« Je ne brode pas, je fais de la couture », précise Anne-Sophie Viallon lorsqu’on s’étonne de la présence de points cousus avec un fil prolongeant, parfois hors cadre, les fragiles silhouettes qu’elle esquisse à la mine graphite, au feutre, au crayon de couleur, ou à l’aquarelle.
D’étranges petites filles ou garçonnets sans visage. Lointaines cousines ou cousins d’Alice au Pays des Merveilles ou des petits diables de la comtesse de Ségur, ces figures surréalistes, réalisées avec une étonnante économie de moyen, captivent notre attention. Et nous troublent.
Motus et bouche cousue ? : « Cette couture, explique l’artiste, est indissociable d’une certaine violence. Il y a l’idée de réparation mentale ou psychique. » Autant de fils discrets qui ourlent une robe, rapprochent deux visages, réunissent des mains, empêchent la parole, mettent en scène l’indicible.

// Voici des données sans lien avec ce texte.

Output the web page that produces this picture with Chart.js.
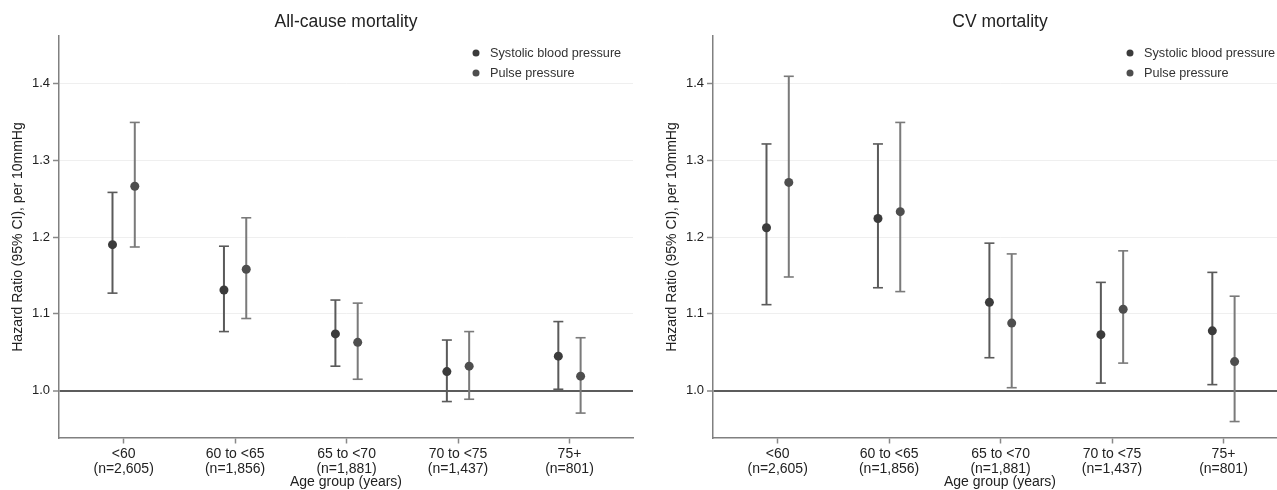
<!DOCTYPE html>
<html lang="en">
<head>
  <meta charset="UTF-8" />
  <title>Hazard ratio per 10mmHg by age group</title>
  <script src="https://cdn.jsdelivr.net/npm/chart.js"></script>
  <style>
    html, body {
      margin: 0;
      background: #fff;
      overflow: hidden;
    }

    .page {
      position: relative;
      width: 1277px;
      height: 490px;
      overflow: hidden;
    }

    .panel {
      position: absolute;
      top: 0;
      width: 640px;
      height: 490px;
    }

    #leftPanel { left: 0; }
    #rightPanel { left: 654px; }
  </style>
</head>
<body>
  <div class="page">
    <div class="panel" id="leftPanel"><canvas id="allCause" width="640" height="490"></canvas></div>
    <div class="panel" id="rightPanel"><canvas id="cvMortality" width="640" height="490"></canvas></div>
  </div>

  <script>
    const ageGroups = ['<60', '60 to <65', '65 to <70', '70 to <75', '75+'];
    const groupSizes = ['(n=2,605)', '(n=1,856)', '(n=1,881)', '(n=1,437)', '(n=801)'];
    const yTicks = [1.0, 1.1, 1.2, 1.3, 1.4];

    // All-cause mortality
    const acSbpHr = [1.190, 1.131, 1.074, 1.025, 1.045];
    const acSbpLo = [1.127, 1.077, 1.032, 0.986, 1.002];
    const acSbpHi = [1.258, 1.188, 1.118, 1.066, 1.090];
    const acPpHr  = [1.266, 1.158, 1.063, 1.032, 1.019];
    const acPpLo  = [1.187, 1.094, 1.015, 0.989, 0.971];
    const acPpHi  = [1.349, 1.225, 1.114, 1.077, 1.069];

    // CV mortality
    const cvSbpHr = [1.212, 1.224, 1.115, 1.073, 1.078];
    const cvSbpLo = [1.112, 1.134, 1.043, 1.010, 1.008];
    const cvSbpHi = [1.321, 1.321, 1.192, 1.141, 1.154];
    const cvPpHr  = [1.271, 1.233, 1.088, 1.106, 1.038];
    const cvPpLo  = [1.148, 1.129, 1.004, 1.036, 0.960];
    const cvPpHi  = [1.409, 1.349, 1.178, 1.182, 1.123];

    const FONT = '"Liberation Sans", Arial, Helvetica, sans-serif';
    const dodge = 0.1;

    Chart.defaults.font.family = FONT;
    Chart.defaults.color = '#222';

    // small legend drawn inside the plot, top right
    const dotLegend = {
      id: 'dotLegend',
      afterDraw(chart) {
        const { ctx, chartArea } = chart;
        ctx.save();
        ctx.font = '12.7px ' + FONT;
        ctx.textBaseline = 'middle';
        chart.data.datasets.filter(d => d.legendDot).forEach((d, i) => {
          const y = chartArea.top + 17 + i * 20;
          ctx.fillStyle = d.pointBackgroundColor;
          ctx.beginPath();
          ctx.arc(chartArea.right - 157, y, 3.5, 0, Math.PI * 2);
          ctx.fill();
          ctx.fillStyle = '#333';
          ctx.fillText(d.label, chartArea.right - 143, y);
        });
        ctx.restore();
      }
    };

    function points(hr, shift) {
      return hr.map((v, i) => ({ x: i + 1 + shift, y: v }));
    }

    // each CI as a segment, null y breaks the line between groups
    function whiskers(lo, hi, shift) {
      return lo.flatMap((v, i) => [
        { x: i + 1 + shift, y: v },
        { x: i + 1 + shift, y: hi[i] },
        { x: i + 1 + shift, y: null }
      ]);
    }

    function drawPanel(id, title, sbpHr, sbpLo, sbpHi, ppHr, ppLo, ppHi) {
      new Chart(document.getElementById(id), {
        type: 'scatter',
        data: {
          datasets: [
            { label: 'Systolic blood pressure', legendDot: true, data: points(sbpHr, -dodge),
              pointBackgroundColor: '#3b3b3b', pointBorderWidth: 0, pointRadius: 4.5 },
            { label: 'Pulse pressure', legendDot: true, data: points(ppHr, dodge),
              pointBackgroundColor: '#4e4e4e', pointBorderWidth: 0, pointRadius: 4.5 },
            { label: 'SBP CI', data: whiskers(sbpLo, sbpHi, -dodge), showLine: true, spanGaps: false,
              borderColor: '#5a5a5a', borderWidth: 2, pointStyle: 'line', pointRadius: 5,
              pointBorderColor: '#5a5a5a', pointBorderWidth: 1.6 },
            { label: 'PP CI', data: whiskers(ppLo, ppHi, dodge), showLine: true, spanGaps: false,
              borderColor: '#7a7a7a', borderWidth: 2, pointStyle: 'line', pointRadius: 5,
              pointBorderColor: '#7a7a7a', pointBorderWidth: 1.6 }
          ]
        },
        options: {
          responsive: false,
          animation: false,
          layout: { padding: { left: 10, right: 7, top: 0, bottom: 0 } },
          plugins: {
            legend: { display: false },
            tooltip: { enabled: false },
            title: {
              display: true,
              text: title,
              fullSize: false,
              color: '#222',
              font: { size: 17.5, weight: 'normal' },
              padding: { top: 12, bottom: 3 }
            }
          },
          scales: {
            x: {
              type: 'linear',
              min: 0.42,
              max: 5.57,
              afterBuildTicks: s => { s.ticks = ageGroups.map((g, i) => ({ value: i + 1 })); },
              afterFit: s => { s.height = 52; },
              ticks: {
                autoSkip: false,
                maxRotation: 0,
                padding: 4,
                color: '#222',
                font: { size: 14, lineHeight: 1.02 },
                callback: (v, i) => [ageGroups[i], groupSizes[i]]
              },
              grid: { drawOnChartArea: false, tickLength: 5.5, tickColor: '#888', tickWidth: 1.5 },
              border: { color: '#808080', width: 1.5 },
              title: {
                display: true,
                text: 'Age group (years)',
                color: '#222',
                font: { size: 14, lineHeight: 1.1 },
                padding: 0
              }
            },
            y: {
              min: 0.9386,
              max: 1.4614,
              afterBuildTicks: s => { s.ticks = yTicks.map(v => ({ value: v })); },
              afterFit: s => { s.width = 49; },
              ticks: {
                padding: 3,
                color: '#222',
                font: { size: 13 },
                callback: v => v.toFixed(1)
              },
              grid: {
                tickLength: 6,
                tickColor: '#888',
                tickWidth: 1.5,
                color: c => (c.tick && c.tick.value === 1 ? '#5c5c5c' : '#efefef'),
                lineWidth: c => (c.tick && c.tick.value === 1 ? 2 : 1)
              },
              border: { color: '#808080', width: 1.5 },
              title: {
                display: true,
                text: 'Hazard Ratio (95% CI), per 10mmHg',
                color: '#222',
                font: { size: 14, lineHeight: 1.2 },
                padding: 0
              }
            }
          }
        },
        plugins: [dotLegend]
      });
    }

    drawPanel('allCause', 'All-cause mortality', acSbpHr, acSbpLo, acSbpHi, acPpHr, acPpLo, acPpHi);
    drawPanel('cvMortality', 'CV mortality', cvSbpHr, cvSbpLo, cvSbpHi, cvPpHr, cvPpLo, cvPpHi);
  </script>
</body>
</html>
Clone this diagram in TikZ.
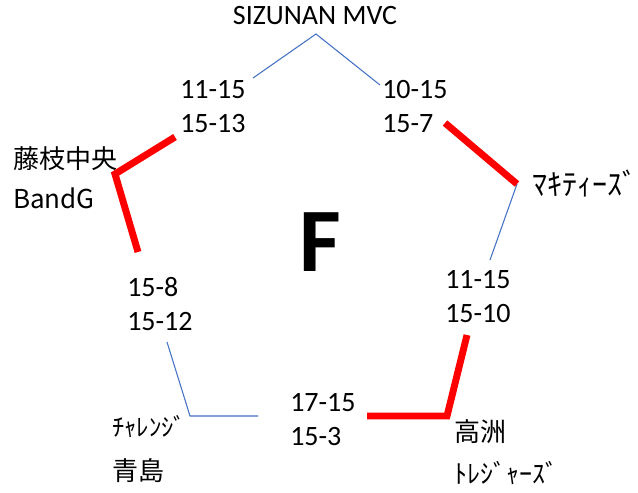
\documentclass[tikz,border=0pt]{standalone}
\usepackage{fontspec}
\setmainfont{Carlito}
\newfontfamily\jpfont{Noto Sans CJK JP}
\usetikzlibrary{positioning,calc}
\definecolor{lineblue}{HTML}{4472C4}
\tikzset{
    scorebox/.style={
        inner sep=0pt,            % sin margen: el texto marca la posición
        anchor=west,              % se coloca por su borde izquierdo
        align=left,               % dos resultados, uno bajo otro
        font=\fontsize{21}{25.5}\selectfont
    },
    teambox/.style={
        inner sep=0pt,
        anchor=west,
        align=left,
        font=\jpfont\fontsize{19.5}{#1}\selectfont % interlineado según el equipo
    },
    lostline/.style={
        draw=lineblue,            % tramo fino en azul
        line width=0.8pt
    },
    wonline/.style={
        draw=red,                 % tramo grueso en rojo
        line width=5.2pt,
        line join=miter
    }
}
\begin{document}
\begin{tikzpicture}[x=0.75pt,y=-0.75pt]
    \useasboundingbox (0,0) rectangle (638,492);

    % vértices del pentágono
    \coordinate (vtop) at (316,34);
    \coordinate (vur)  at (517,184);
    \coordinate (vlr)  at (447,416);
    \coordinate (vll)  at (190,416);
    \coordinate (vul)  at (115,174);

    % extremos de los tramos junto a los resultados
    \coordinate (ga) at (253,78);
    \coordinate (gb) at (175,137);
    \coordinate (gc) at (380,85);
    \coordinate (gd) at (445,123);
    \coordinate (ge) at (490,260);
    \coordinate (gf) at (467,335);
    \coordinate (gg) at (367,416);
    \coordinate (gh) at (258,416);
    \coordinate (gi) at (167,342);
    \coordinate (gj) at (138,252);

    % equipos
    \node[font=\fontsize{21}{25}\selectfont] (sizunan) at (315,16) {SIZUNAN MVC};
    \node[teambox=30pt] (fujieda) at (13,178) {藤枝中央\\BandG};
    \node[teambox=25pt, font=\jpfont\fontsize{22.5}{25}\selectfont] (makities) at (532,183) {ﾏｷﾃｨｰｽﾞ};
    \node[teambox=31.5pt] (takasu) at (454,452) {高洲\\ﾄﾚｼﾞｬｰｽﾞ};
    \node[teambox=33pt] (aoshima) at (112,449) {{\fontsize{18.5}{33}\selectfont ﾁｬﾚﾝｼﾞ}\\青島};

    % resultados
    \node[scorebox] (sa) at (180,107) {11-15\\15-13};
    \node[scorebox] (sb) at (382,107) {10-15\\15-7};
    \node[scorebox] (sc) at (445,297) {11-15\\15-10};
    \node[scorebox] (sd) at (290,419.5) {17-15\\15-3};
    \node[scorebox] (se) at (127,304.5) {15-8\\15-12};

    \node[inner sep=0pt, font=\bfseries\fontsize{68}{70}\selectfont] (grupo) at (320,242) {F};

    \draw[lostline] (ga) -- (vtop) -- (gc);
    \draw[lostline] (vur) -- (ge);
    \draw[lostline] (gi) -- (vll) -- (gh);
    \draw[wonline] (gb) -- (vul) -- (gj);
    \draw[wonline] (gd) -- (vur);
    \draw[wonline] (gg) -- (vlr) -- (gf);
\end{tikzpicture}
\end{document}
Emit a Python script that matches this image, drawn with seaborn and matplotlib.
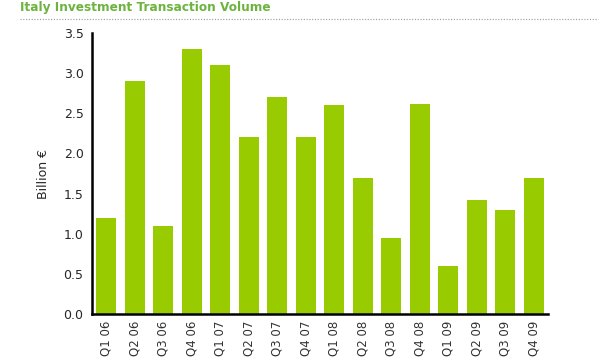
import numpy as np
import pandas as pd
import matplotlib
matplotlib.use("Agg")
import matplotlib.pyplot as plt
from matplotlib.ticker import FixedLocator
import seaborn as sns

# Datos
quarters = ["Q1 06", "Q2 06", "Q3 06", "Q4 06", "Q1 07", "Q2 07", "Q3 07", "Q4 07",
            "Q1 08", "Q2 08", "Q3 08", "Q4 08", "Q1 09", "Q2 09", "Q3 09", "Q4 09"]
volume = [1.2, 2.9, 1.1, 3.3, 3.1, 2.2, 2.7, 2.2,
          2.6, 1.7, 0.95, 2.62, 0.6, 1.42, 1.3, 1.7]
y_ticks = [0.0, 0.5, 1.0, 1.5, 2.0, 2.5, 3.0, 3.5]

BAR_COLOR = "#99CC00"
TITLE_COLOR = "#6DB33F"

sns.set_style("white")
plt.rcParams["font.family"] = ["DejaVu Sans"]

df = pd.DataFrame({"quarter": quarters, "volume": volume})

fig = plt.figure(figsize=(6.01, 3.63), dpi=100)
ax = fig.add_axes([0.153, 0.135, 0.759, 0.774])

sns.barplot(data=df, x="quarter", y="volume", color=BAR_COLOR, width=0.7,
            saturation=1, linewidth=0, ax=ax)

ax.set_xlim(-0.5, len(quarters) - 0.5)
ax.set_ylim(0, 3.5)
ax.set_yticks(y_ticks)
ax.set_yticklabels([f"{v:.1f}" for v in y_ticks], fontsize=9)
ax.set_xticks(range(len(quarters)))
ax.set_xticklabels(quarters, rotation=90, fontsize=8.5, color="#333333")
ax.xaxis.set_minor_locator(FixedLocator(np.arange(-0.5, len(quarters), 1.0)))
ax.tick_params(axis="x", which="major", length=0, pad=5)
ax.tick_params(axis="x", which="minor", length=4, width=1.5, color="black", direction="out")
ax.tick_params(axis="y", length=4, width=1.2, color="black", direction="out", pad=2)

ax.set_xlabel("")
ax.set_ylabel("Billion €", fontsize=9, labelpad=10)

sns.despine(ax=ax)
for s in ["left", "bottom"]:
    ax.spines[s].set_color("black")
    ax.spines[s].set_linewidth(1.8)

# Título y línea punteada
fig.text(20 / 601, 1 - 7.5 / 363, "Italy Investment Transaction Volume", color=TITLE_COLOR,
         fontsize=8.7, fontweight="bold", va="center", ha="left")
fig.add_artist(plt.Line2D([20 / 601, 598 / 601], [1 - 19 / 363, 1 - 19 / 363],
                          transform=fig.transFigure, color="#999999",
                          linestyle=(0, (1, 1.5)), linewidth=0.8))

fig.savefig("out.png", dpi=100)
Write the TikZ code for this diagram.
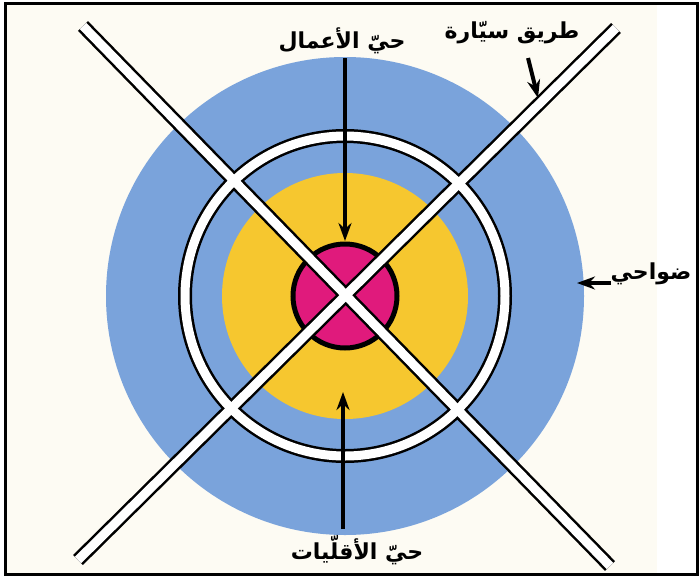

L’artiste convoque aussi bien la mémoire partagée que son propre inconscient et laisse affleurer à la surface ces images hybrides traduisant des émotions contradictoires : « je cherche à tisser du lien entre visible et invisible. » souligne-t-elle. Elle laisse alors ses « visions » guider le dessin qu’elle trace au crayon et à l’aiguille, sur papier, ou sur d’inattendus supports (tapisseries, vieux mouchoirs, draps, taies d’oreiller, tabliers, etc.), réalisant ainsi des compositions mixtes, des assemblages textiles ou des paysages de couture.
Son fil conducteur exige un « un lâcher prise », une humeur vagabonde : « Parfois je pars d’une tache d’aquarelle, sinon d’une photo ou encore d’un motif de tissus, sans savoir où cela va m’amener. » En fait, ses œuvres au charme acidulé, marient grâce de l’innocence et jeux interdits.